• _Data extract_
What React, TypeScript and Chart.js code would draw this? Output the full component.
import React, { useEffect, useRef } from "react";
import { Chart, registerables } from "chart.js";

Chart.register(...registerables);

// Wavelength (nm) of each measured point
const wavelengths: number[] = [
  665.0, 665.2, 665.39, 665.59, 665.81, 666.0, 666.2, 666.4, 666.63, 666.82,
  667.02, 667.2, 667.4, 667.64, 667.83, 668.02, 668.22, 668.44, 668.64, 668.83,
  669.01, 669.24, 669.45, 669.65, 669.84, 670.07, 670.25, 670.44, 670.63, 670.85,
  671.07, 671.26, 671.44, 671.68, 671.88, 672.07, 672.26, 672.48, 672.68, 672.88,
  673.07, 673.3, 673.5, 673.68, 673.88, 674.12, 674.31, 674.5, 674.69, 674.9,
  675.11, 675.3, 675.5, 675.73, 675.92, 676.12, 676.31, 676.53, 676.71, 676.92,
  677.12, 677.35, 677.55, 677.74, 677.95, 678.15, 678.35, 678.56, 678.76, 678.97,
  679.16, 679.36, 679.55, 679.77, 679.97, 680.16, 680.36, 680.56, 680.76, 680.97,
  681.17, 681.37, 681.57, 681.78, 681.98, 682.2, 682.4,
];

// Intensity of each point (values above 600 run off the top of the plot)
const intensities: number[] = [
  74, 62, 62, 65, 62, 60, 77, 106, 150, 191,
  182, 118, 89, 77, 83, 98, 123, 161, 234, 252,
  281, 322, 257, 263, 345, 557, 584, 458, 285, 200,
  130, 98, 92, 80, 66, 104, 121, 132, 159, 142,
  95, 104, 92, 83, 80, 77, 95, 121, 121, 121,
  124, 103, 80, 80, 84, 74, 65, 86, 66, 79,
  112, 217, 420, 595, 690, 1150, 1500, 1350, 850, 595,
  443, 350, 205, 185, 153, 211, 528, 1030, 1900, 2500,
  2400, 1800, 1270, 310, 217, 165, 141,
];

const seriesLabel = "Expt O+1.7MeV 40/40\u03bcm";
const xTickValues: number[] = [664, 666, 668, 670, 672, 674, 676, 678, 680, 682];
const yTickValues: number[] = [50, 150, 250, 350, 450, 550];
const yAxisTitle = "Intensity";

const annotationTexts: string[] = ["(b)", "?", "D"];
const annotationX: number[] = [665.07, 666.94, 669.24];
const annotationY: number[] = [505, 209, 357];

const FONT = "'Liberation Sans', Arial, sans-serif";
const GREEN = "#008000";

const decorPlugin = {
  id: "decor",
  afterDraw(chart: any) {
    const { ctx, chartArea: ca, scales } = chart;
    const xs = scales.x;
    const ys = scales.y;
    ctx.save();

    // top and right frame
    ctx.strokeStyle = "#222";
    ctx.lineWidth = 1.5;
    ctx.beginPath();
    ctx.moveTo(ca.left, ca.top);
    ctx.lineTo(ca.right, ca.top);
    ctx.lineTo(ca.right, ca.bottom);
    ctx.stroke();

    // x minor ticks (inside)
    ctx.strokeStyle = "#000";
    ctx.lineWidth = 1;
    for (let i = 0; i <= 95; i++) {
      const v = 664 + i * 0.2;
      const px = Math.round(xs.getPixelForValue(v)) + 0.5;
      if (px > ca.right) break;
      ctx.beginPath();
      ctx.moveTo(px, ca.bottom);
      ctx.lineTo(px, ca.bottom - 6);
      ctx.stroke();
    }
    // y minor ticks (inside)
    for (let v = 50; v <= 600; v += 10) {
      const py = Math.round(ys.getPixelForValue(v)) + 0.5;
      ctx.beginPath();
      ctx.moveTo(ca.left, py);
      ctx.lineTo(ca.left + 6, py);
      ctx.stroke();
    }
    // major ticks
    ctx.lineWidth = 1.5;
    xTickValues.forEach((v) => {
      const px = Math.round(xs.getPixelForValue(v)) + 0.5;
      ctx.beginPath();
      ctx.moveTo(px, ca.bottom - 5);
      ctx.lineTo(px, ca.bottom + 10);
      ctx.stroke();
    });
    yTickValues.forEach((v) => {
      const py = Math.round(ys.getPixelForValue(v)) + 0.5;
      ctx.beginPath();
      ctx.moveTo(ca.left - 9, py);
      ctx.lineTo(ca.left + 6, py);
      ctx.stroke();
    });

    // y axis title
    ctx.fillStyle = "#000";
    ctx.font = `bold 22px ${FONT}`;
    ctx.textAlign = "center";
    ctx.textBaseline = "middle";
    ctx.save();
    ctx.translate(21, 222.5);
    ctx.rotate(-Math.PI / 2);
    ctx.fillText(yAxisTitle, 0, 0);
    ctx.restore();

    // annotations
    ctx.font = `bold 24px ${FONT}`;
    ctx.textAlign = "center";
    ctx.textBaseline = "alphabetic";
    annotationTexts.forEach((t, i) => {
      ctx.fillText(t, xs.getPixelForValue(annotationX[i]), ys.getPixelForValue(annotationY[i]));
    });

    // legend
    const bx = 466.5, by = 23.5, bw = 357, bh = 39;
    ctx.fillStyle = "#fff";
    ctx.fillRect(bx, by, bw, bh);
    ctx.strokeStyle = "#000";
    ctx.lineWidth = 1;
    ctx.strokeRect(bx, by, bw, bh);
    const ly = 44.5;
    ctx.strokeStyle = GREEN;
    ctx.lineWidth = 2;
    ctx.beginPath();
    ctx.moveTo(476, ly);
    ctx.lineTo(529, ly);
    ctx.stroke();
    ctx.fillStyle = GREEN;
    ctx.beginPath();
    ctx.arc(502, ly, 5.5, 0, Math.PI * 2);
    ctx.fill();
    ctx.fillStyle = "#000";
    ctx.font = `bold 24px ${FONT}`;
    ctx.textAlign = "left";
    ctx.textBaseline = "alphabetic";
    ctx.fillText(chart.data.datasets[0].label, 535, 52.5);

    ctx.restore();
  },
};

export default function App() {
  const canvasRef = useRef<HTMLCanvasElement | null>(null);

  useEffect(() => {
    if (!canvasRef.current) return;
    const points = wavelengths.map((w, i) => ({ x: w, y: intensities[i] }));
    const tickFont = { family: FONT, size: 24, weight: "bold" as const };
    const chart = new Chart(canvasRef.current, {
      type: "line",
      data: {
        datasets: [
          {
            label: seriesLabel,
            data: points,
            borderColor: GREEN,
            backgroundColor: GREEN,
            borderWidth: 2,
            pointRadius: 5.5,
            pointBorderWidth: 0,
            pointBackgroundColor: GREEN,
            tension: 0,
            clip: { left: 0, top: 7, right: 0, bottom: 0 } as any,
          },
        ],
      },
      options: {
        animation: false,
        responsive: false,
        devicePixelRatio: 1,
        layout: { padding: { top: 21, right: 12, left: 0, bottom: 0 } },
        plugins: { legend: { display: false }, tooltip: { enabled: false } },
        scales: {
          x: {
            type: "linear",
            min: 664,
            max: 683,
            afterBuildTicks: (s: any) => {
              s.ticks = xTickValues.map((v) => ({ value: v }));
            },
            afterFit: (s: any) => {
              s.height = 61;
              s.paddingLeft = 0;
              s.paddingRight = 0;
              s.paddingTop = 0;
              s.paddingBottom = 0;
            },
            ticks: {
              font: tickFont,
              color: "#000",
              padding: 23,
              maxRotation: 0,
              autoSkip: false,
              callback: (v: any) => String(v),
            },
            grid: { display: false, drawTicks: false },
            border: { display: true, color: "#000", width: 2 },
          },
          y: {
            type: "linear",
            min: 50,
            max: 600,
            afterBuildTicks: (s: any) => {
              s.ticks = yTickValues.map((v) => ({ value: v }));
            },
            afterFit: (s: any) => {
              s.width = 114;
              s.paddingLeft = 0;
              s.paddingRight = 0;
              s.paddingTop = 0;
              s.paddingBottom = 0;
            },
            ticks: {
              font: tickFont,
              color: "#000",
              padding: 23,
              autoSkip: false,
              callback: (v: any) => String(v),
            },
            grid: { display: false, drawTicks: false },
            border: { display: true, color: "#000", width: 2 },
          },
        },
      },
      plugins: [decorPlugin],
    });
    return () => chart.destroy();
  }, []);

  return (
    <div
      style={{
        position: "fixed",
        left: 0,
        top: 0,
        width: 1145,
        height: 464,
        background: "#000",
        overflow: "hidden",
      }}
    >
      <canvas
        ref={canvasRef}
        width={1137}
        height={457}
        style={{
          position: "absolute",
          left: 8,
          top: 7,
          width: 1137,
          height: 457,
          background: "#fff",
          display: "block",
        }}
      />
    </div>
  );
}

• _Objective_
Lines from the beginning of the data above through the line containing "Chart.register(...registerables);" are to be returned exactly, and no others.

• _Problem solution_
What React, TypeScript and Chart.js code would draw this? Output the full component.
import React, { useEffect, useRef } from "react";
import { Chart, registerables } from "chart.js";

Chart.register(...registerables);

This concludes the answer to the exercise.